§ **WHAT TO PRODUCE**:
Return each line of the listing below, unchanged, and omit the images.

** Start SUPPLIED MATERIAL **

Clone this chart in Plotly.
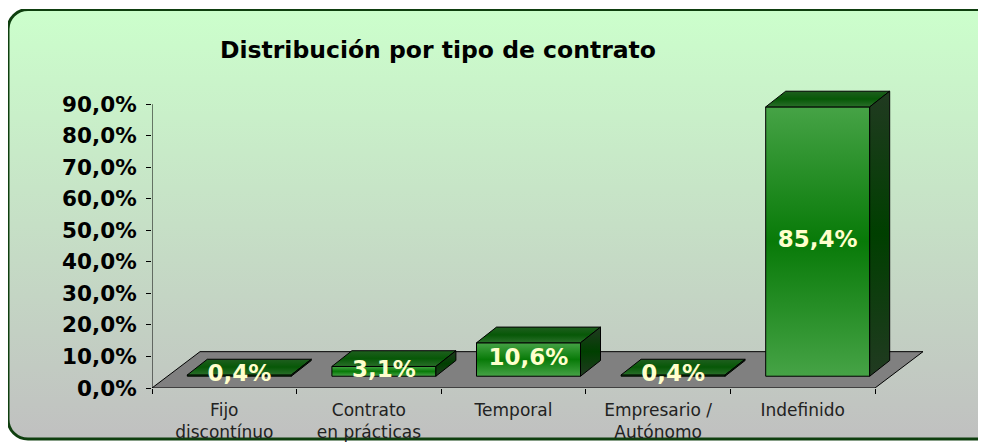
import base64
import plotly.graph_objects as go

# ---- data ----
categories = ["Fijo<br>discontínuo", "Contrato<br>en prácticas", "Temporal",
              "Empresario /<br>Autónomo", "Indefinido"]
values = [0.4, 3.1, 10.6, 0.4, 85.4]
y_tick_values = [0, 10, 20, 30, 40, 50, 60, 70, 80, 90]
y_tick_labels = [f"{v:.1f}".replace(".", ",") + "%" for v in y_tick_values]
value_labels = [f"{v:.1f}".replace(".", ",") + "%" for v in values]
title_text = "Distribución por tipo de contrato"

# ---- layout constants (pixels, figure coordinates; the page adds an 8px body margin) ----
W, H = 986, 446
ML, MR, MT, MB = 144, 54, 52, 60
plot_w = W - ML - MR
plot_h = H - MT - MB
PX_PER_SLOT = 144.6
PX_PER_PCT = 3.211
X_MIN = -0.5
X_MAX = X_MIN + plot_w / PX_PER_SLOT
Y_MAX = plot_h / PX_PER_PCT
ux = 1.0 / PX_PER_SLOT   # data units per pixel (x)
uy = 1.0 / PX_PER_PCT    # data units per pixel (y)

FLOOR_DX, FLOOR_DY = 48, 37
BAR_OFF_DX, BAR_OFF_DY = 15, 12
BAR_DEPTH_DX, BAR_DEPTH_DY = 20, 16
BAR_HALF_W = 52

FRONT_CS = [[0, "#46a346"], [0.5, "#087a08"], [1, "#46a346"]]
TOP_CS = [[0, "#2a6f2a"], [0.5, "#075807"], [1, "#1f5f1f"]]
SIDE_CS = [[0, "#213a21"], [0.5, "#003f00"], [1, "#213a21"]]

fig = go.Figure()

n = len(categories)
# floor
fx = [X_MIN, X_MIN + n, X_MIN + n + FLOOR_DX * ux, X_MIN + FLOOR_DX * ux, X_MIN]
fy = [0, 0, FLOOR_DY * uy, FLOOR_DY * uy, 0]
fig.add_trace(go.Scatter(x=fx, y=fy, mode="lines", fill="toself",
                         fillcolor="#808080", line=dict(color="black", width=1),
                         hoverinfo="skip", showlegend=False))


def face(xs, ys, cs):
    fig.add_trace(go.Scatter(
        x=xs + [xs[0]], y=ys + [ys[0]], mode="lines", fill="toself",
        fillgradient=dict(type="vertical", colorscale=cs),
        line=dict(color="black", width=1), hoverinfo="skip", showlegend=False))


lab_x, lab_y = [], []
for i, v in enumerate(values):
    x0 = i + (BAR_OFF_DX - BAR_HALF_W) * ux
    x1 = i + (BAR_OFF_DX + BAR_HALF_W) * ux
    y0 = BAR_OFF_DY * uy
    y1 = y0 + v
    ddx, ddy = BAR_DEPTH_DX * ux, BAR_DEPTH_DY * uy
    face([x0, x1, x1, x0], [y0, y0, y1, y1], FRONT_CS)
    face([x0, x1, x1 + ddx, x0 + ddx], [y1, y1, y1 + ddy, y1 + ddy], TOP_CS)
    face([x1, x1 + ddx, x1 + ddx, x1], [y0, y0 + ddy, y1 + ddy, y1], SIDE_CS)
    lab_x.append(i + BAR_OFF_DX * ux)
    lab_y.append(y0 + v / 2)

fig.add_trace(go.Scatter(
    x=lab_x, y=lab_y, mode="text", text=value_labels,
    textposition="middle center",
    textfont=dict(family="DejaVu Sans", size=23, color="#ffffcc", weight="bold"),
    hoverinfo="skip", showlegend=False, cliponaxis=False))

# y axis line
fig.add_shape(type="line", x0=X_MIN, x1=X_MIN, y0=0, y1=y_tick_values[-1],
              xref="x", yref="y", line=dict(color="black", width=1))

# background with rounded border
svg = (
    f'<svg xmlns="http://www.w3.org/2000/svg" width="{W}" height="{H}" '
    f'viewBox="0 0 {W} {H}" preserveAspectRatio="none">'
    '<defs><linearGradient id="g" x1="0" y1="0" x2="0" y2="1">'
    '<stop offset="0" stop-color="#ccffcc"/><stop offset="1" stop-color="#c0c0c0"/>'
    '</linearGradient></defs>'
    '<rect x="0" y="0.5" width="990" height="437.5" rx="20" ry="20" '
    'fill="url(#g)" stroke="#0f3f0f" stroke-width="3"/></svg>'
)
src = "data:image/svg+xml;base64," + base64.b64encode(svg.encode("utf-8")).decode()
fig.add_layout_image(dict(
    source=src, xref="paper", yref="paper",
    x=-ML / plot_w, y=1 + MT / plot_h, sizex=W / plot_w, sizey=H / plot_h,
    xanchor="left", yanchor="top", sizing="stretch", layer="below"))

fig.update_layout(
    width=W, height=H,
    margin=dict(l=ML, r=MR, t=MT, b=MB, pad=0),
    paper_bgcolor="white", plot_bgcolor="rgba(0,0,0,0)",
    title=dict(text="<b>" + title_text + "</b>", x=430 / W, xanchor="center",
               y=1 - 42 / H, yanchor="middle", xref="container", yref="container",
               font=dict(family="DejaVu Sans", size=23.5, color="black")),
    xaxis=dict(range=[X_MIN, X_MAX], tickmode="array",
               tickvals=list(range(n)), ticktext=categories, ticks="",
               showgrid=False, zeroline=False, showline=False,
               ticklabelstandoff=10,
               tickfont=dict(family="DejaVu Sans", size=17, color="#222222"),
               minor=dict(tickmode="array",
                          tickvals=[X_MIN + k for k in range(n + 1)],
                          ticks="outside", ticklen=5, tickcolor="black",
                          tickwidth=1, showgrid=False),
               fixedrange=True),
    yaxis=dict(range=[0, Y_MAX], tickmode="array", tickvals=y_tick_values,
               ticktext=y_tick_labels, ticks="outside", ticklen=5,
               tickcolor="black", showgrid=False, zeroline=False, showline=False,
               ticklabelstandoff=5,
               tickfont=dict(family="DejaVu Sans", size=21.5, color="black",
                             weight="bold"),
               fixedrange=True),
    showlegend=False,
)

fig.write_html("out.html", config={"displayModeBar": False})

** End SUPPLIED MATERIAL **

§ **EXPECTED ANSWER**:
Clone this chart in Plotly.
import base64
import plotly.graph_objects as go

# ---- data ----
categories = ["Fijo<br>discontínuo", "Contrato<br>en prácticas", "Temporal",
              "Empresario /<br>Autónomo", "Indefinido"]
values = [0.4, 3.1, 10.6, 0.4, 85.4]
y_tick_values = [0, 10, 20, 30, 40, 50, 60, 70, 80, 90]
y_tick_labels = [f"{v:.1f}".replace(".", ",") + "%" for v in y_tick_values]
value_labels = [f"{v:.1f}".replace(".", ",") + "%" for v in values]
title_text = "Distribución por tipo de contrato"

# ---- layout constants (pixels, figure coordinates; the page adds an 8px body margin) ----
W, H = 986, 446
ML, MR, MT, MB = 144, 54, 52, 60
plot_w = W - ML - MR
plot_h = H - MT - MB
PX_PER_SLOT = 144.6
PX_PER_PCT = 3.211
X_MIN = -0.5
X_MAX = X_MIN + plot_w / PX_PER_SLOT
Y_MAX = plot_h / PX_PER_PCT
ux = 1.0 / PX_PER_SLOT   # data units per pixel (x)
uy = 1.0 / PX_PER_PCT    # data units per pixel (y)

FLOOR_DX, FLOOR_DY = 48, 37
BAR_OFF_DX, BAR_OFF_DY = 15, 12
BAR_DEPTH_DX, BAR_DEPTH_DY = 20, 16
BAR_HALF_W = 52

FRONT_CS = [[0, "#46a346"], [0.5, "#087a08"], [1, "#46a346"]]
TOP_CS = [[0, "#2a6f2a"], [0.5, "#075807"], [1, "#1f5f1f"]]
SIDE_CS = [[0, "#213a21"], [0.5, "#003f00"], [1, "#213a21"]]

fig = go.Figure()

n = len(categories)
# floor
fx = [X_MIN, X_MIN + n, X_MIN + n + FLOOR_DX * ux, X_MIN + FLOOR_DX * ux, X_MIN]
fy = [0, 0, FLOOR_DY * uy, FLOOR_DY * uy, 0]
fig.add_trace(go.Scatter(x=fx, y=fy, mode="lines", fill="toself",
                         fillcolor="#808080", line=dict(color="black", width=1),
                         hoverinfo="skip", showlegend=False))


def face(xs, ys, cs):
    fig.add_trace(go.Scatter(
        x=xs + [xs[0]], y=ys + [ys[0]], mode="lines", fill="toself",
        fillgradient=dict(type="vertical", colorscale=cs),
        line=dict(color="black", width=1), hoverinfo="skip", showlegend=False))


lab_x, lab_y = [], []
for i, v in enumerate(values):
    x0 = i + (BAR_OFF_DX - BAR_HALF_W) * ux
    x1 = i + (BAR_OFF_DX + BAR_HALF_W) * ux
    y0 = BAR_OFF_DY * uy
    y1 = y0 + v
    ddx, ddy = BAR_DEPTH_DX * ux, BAR_DEPTH_DY * uy
    face([x0, x1, x1, x0], [y0, y0, y1, y1], FRONT_CS)
    face([x0, x1, x1 + ddx, x0 + ddx], [y1, y1, y1 + ddy, y1 + ddy], TOP_CS)
    face([x1, x1 + ddx, x1 + ddx, x1], [y0, y0 + ddy, y1 + ddy, y1], SIDE_CS)
    lab_x.append(i + BAR_OFF_DX * ux)
    lab_y.append(y0 + v / 2)

fig.add_trace(go.Scatter(
    x=lab_x, y=lab_y, mode="text", text=value_labels,
    textposition="middle center",
    textfont=dict(family="DejaVu Sans", size=23, color="#ffffcc", weight="bold"),
    hoverinfo="skip", showlegend=False, cliponaxis=False))

# y axis line
fig.add_shape(type="line", x0=X_MIN, x1=X_MIN, y0=0, y1=y_tick_values[-1],
              xref="x", yref="y", line=dict(color="black", width=1))

# background with rounded border
svg = (
    f'<svg xmlns="http://www.w3.org/2000/svg" width="{W}" height="{H}" '
    f'viewBox="0 0 {W} {H}" preserveAspectRatio="none">'
    '<defs><linearGradient id="g" x1="0" y1="0" x2="0" y2="1">'
    '<stop offset="0" stop-color="#ccffcc"/><stop offset="1" stop-color="#c0c0c0"/>'
    '</linearGradient></defs>'
    '<rect x="0" y="0.5" width="990" height="437.5" rx="20" ry="20" '
    'fill="url(#g)" stroke="#0f3f0f" stroke-width="3"/></svg>'
)
src = "data:image/svg+xml;base64," + base64.b64encode(svg.encode("utf-8")).decode()
fig.add_layout_image(dict(
    source=src, xref="paper", yref="paper",
    x=-ML / plot_w, y=1 + MT / plot_h, sizex=W / plot_w, sizey=H / plot_h,
    xanchor="left", yanchor="top", sizing="stretch", layer="below"))

fig.update_layout(
    width=W, height=H,
    margin=dict(l=ML, r=MR, t=MT, b=MB, pad=0),
    paper_bgcolor="white", plot_bgcolor="rgba(0,0,0,0)",
    title=dict(text="<b>" + title_text + "</b>", x=430 / W, xanchor="center",
               y=1 - 42 / H, yanchor="middle", xref="container", yref="container",
               font=dict(family="DejaVu Sans", size=23.5, color="black")),
    xaxis=dict(range=[X_MIN, X_MAX], tickmode="array",
               tickvals=list(range(n)), ticktext=categories, ticks="",
               showgrid=False, zeroline=False, showline=False,
               ticklabelstandoff=10,
               tickfont=dict(family="DejaVu Sans", size=17, color="#222222"),
               minor=dict(tickmode="array",
                          tickvals=[X_MIN + k for k in range(n + 1)],
                          ticks="outside", ticklen=5, tickcolor="black",
                          tickwidth=1, showgrid=False),
               fixedrange=True),
    yaxis=dict(range=[0, Y_MAX], tickmode="array", tickvals=y_tick_values,
               ticktext=y_tick_labels, ticks="outside", ticklen=5,
               tickcolor="black", showgrid=False, zeroline=False, showline=False,
               ticklabelstandoff=5,
               tickfont=dict(family="DejaVu Sans", size=21.5, color="black",
                             weight="bold"),
               fixedrange=True),
    showlegend=False,
)

fig.write_html("out.html", config={"displayModeBar": False})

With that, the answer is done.